In the records that follow, locate every line with "this" and extract it.
----
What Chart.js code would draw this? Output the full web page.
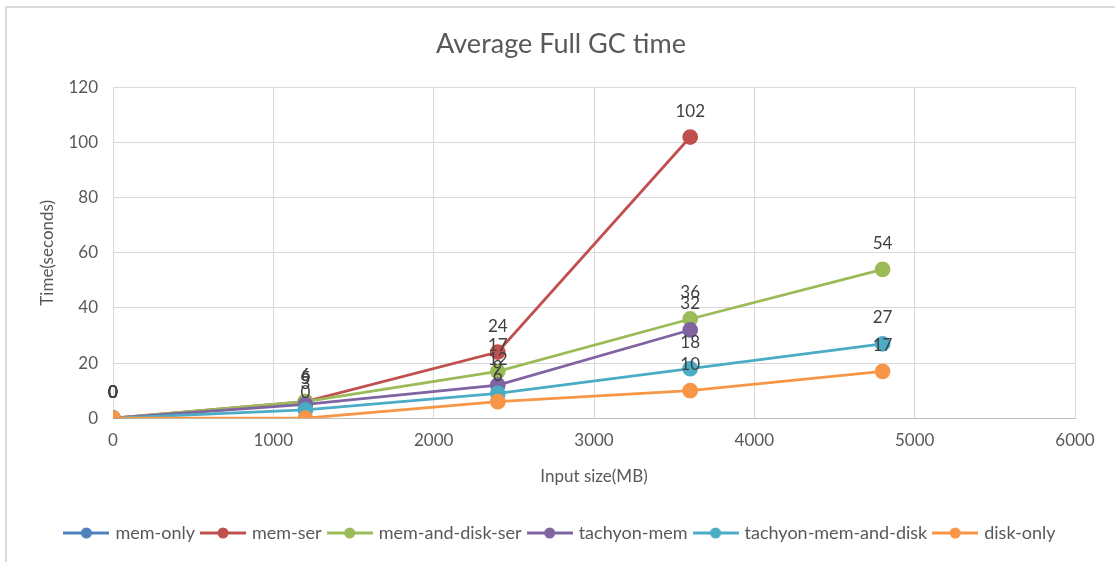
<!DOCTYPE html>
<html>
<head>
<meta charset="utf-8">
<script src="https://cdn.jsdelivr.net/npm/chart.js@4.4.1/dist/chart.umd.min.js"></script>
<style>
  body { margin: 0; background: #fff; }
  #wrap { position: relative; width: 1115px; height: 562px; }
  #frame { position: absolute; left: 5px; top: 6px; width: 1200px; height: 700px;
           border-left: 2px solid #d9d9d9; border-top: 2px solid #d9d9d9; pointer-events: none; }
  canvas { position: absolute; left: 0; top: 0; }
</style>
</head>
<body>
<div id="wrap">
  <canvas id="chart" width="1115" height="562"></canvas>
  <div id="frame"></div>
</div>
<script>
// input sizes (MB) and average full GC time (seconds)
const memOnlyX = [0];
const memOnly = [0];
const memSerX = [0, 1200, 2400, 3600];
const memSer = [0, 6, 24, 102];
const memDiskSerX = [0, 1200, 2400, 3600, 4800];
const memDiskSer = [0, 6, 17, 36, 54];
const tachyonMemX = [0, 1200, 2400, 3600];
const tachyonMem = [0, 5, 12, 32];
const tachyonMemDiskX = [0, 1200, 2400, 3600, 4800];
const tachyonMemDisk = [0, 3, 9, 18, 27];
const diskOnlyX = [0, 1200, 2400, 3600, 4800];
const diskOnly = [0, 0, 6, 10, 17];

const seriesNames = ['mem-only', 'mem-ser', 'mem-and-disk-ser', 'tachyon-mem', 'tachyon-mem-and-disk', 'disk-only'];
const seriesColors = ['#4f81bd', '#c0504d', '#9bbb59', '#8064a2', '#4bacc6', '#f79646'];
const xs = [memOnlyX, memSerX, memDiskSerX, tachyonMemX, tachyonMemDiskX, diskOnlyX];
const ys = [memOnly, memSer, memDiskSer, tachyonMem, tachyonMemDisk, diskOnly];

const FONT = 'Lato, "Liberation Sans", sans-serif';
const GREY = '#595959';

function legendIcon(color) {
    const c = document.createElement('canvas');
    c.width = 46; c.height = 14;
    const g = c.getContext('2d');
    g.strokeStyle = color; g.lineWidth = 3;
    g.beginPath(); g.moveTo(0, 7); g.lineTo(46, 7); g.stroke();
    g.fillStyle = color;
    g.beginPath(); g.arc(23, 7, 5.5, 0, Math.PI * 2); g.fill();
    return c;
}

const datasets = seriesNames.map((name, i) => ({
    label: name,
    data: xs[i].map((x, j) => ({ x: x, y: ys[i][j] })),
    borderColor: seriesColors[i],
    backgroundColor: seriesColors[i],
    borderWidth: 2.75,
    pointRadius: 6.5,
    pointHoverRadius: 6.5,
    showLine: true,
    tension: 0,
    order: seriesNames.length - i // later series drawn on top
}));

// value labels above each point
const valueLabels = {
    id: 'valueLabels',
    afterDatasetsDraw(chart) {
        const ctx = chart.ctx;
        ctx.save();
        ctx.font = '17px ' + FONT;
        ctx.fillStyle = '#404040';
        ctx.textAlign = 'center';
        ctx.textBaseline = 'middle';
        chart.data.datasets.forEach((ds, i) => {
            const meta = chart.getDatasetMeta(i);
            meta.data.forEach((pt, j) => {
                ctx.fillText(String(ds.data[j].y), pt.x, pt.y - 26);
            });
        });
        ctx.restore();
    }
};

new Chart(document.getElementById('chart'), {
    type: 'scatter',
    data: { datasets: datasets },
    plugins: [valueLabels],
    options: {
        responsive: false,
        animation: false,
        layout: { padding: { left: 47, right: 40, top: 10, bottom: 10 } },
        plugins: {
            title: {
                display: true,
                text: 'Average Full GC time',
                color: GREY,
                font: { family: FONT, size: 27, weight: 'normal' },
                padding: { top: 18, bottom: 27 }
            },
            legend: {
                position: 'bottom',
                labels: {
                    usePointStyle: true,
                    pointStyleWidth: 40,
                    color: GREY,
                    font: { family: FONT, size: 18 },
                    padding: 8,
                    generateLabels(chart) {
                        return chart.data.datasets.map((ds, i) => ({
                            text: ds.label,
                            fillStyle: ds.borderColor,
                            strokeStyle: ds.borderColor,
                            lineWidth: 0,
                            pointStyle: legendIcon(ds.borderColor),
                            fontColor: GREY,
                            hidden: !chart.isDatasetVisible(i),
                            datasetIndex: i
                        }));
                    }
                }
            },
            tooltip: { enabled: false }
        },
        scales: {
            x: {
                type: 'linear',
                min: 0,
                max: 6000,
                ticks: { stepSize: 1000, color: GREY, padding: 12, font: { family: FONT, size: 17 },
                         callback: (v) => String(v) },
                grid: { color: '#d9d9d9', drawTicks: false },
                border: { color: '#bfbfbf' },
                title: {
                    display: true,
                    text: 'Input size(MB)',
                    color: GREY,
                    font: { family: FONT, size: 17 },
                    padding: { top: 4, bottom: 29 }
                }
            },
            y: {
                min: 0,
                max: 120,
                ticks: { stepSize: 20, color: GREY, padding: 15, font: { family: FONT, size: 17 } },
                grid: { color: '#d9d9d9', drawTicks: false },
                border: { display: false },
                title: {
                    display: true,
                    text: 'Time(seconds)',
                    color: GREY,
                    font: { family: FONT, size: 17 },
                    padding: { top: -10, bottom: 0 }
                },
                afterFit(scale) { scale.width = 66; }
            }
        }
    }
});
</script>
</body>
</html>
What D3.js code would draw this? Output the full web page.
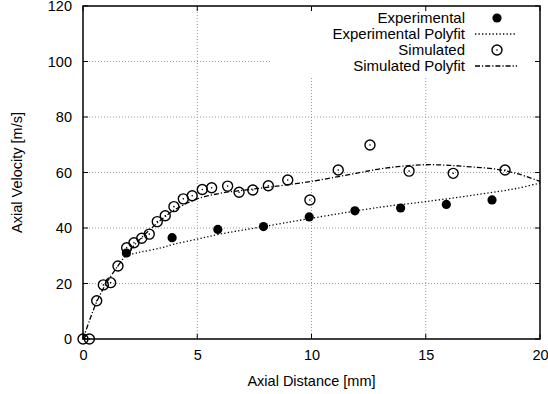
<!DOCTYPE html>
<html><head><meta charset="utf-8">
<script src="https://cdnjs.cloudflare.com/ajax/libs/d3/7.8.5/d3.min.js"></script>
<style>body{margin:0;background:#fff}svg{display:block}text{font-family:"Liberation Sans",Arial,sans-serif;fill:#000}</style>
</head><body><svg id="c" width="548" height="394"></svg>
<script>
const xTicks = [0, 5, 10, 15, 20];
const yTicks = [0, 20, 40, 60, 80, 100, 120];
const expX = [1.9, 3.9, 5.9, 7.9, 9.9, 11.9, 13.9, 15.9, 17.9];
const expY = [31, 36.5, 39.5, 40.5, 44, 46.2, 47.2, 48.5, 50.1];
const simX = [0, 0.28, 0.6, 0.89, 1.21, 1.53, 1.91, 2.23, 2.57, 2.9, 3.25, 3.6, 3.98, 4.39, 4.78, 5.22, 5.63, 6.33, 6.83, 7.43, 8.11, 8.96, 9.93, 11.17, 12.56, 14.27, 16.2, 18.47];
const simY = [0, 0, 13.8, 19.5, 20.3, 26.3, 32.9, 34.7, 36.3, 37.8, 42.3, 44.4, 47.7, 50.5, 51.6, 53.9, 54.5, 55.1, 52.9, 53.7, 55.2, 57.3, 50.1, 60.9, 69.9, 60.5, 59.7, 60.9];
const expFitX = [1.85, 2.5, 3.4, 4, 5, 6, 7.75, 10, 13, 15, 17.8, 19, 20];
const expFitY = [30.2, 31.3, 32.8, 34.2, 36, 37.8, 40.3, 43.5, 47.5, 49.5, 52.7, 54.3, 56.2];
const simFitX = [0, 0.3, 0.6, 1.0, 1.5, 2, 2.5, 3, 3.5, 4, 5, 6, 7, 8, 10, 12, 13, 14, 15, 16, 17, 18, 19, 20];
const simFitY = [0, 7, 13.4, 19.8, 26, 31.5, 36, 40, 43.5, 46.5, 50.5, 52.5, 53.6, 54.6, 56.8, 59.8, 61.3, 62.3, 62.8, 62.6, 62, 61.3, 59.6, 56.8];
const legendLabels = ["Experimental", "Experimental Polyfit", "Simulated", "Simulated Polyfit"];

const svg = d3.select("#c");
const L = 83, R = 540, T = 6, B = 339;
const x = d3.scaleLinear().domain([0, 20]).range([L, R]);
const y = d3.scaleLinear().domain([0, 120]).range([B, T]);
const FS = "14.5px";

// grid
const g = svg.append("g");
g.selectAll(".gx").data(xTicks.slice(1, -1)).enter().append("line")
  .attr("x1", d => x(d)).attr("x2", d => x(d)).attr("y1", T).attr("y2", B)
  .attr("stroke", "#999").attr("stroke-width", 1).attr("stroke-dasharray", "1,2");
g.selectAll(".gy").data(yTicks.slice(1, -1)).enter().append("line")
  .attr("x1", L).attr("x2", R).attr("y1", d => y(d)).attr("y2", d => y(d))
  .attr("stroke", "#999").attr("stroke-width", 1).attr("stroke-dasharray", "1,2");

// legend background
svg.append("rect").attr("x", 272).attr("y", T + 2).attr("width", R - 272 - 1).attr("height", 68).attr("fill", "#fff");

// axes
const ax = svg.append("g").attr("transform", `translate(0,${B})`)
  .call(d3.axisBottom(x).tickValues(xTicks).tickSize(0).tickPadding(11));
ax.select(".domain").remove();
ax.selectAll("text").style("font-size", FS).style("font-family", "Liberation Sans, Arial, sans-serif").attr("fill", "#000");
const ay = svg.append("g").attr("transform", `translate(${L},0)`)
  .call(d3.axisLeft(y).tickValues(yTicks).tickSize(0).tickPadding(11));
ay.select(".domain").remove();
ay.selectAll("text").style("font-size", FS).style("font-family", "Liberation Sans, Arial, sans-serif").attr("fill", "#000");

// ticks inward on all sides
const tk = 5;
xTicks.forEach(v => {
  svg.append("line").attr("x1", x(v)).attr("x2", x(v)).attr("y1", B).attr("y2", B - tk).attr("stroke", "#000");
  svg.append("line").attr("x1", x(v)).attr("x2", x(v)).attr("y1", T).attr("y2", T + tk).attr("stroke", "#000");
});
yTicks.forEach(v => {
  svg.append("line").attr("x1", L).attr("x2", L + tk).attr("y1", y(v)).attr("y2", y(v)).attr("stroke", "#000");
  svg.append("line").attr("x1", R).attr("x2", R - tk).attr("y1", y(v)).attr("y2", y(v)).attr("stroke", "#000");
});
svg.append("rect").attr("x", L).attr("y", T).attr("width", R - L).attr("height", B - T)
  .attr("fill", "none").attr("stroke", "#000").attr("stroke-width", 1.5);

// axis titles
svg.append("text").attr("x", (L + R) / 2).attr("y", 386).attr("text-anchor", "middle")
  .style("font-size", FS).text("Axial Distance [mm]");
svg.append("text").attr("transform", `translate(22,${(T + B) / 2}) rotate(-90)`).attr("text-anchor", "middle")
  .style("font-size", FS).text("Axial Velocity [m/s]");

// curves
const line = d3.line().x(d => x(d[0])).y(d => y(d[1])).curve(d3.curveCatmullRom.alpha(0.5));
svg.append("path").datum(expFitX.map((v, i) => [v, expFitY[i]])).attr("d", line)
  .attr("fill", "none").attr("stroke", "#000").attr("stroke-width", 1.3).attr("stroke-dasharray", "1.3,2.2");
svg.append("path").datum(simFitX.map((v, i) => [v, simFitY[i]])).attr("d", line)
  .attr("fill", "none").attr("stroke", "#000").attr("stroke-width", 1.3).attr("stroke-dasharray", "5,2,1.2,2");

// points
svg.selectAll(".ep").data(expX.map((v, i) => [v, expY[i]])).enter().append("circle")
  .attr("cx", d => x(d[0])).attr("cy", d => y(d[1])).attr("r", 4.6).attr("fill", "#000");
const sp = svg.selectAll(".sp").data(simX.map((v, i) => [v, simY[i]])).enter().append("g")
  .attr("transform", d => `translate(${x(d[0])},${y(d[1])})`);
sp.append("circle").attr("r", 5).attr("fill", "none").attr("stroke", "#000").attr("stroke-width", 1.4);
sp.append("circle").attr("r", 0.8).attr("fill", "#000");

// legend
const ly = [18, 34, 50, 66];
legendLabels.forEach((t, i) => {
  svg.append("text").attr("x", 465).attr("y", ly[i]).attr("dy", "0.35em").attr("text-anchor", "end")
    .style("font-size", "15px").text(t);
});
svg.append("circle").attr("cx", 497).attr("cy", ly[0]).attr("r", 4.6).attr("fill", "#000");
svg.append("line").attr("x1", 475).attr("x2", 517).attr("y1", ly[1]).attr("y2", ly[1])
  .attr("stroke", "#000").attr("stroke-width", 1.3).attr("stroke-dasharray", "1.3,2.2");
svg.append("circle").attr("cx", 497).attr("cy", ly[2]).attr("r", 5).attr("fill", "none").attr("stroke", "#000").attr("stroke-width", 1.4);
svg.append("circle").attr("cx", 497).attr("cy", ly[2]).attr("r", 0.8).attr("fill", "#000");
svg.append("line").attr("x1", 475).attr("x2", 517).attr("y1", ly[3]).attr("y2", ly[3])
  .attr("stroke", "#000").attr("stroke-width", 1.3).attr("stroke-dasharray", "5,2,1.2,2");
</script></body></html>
----
▶ _Expected output_
What Chart.js code would draw this? Output the full web page.
What D3.js code would draw this? Output the full web page.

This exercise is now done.